At least, that's what I think the film is about...
The Good: Like many previous feature-length films directed by Wong Kar Wai, There's Only One Sun is visually rich. Moving at a slow, methodical pace, the story is emotional and full of subtleties.
Nothing is stated directly. Most of the story's crucial elements are conveyed via imagery, and dialogue that only hints at the bigger plot points.
Amelie Daure, the protagonist, is a strong presence and is well suited to Wong's vision. The dialogue being in French and Russian is an intriguing element, as is the science-fiction backdrop.
In a very short amount of time (less than nine minutes), Wong Kar Wai definitely creates a rich, emotionally intense short story that has the emotional heaviness of his full length films.
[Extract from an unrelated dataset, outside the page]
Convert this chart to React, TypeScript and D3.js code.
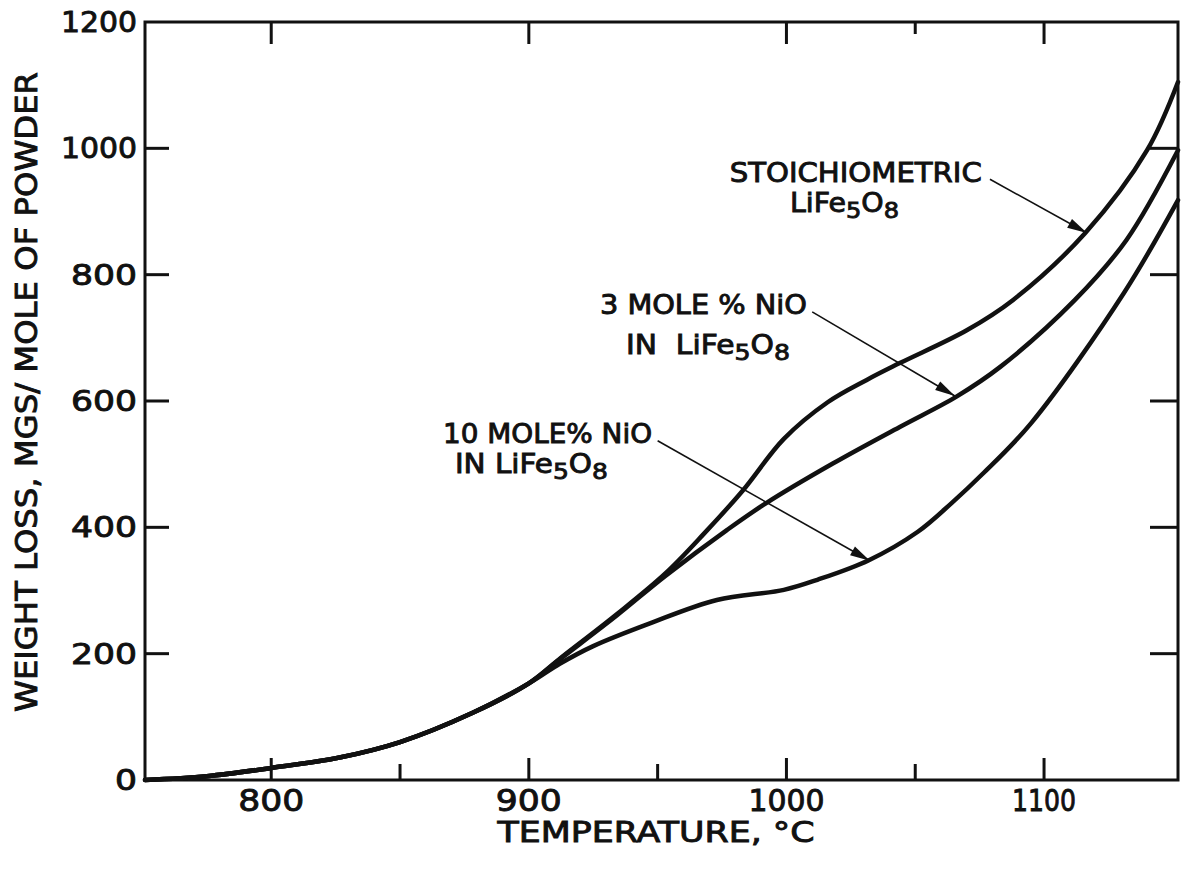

The Bad: As an ad for the Aurea flat-screen HD TV by Philips, I'm not sure how successful There's Only One Sun was in boosting sales.
It comes across much more as an art film than a commercial. Although it's a fine aesthetic presentation, it might be a harder sell among those interested in buying an HD TV for more prosaic fare.
Who would like this movie: There's Only One Sun is for you if you like foreign films, foreign languages, artsy stuff, and if you're a fan of Wong Kar Wai. You can watch it right here on this page too.
Produced by Anonymous Content, which was behind the slick BMW short films, which you should also check out. Wong directed one of those as well, entitled The Follow.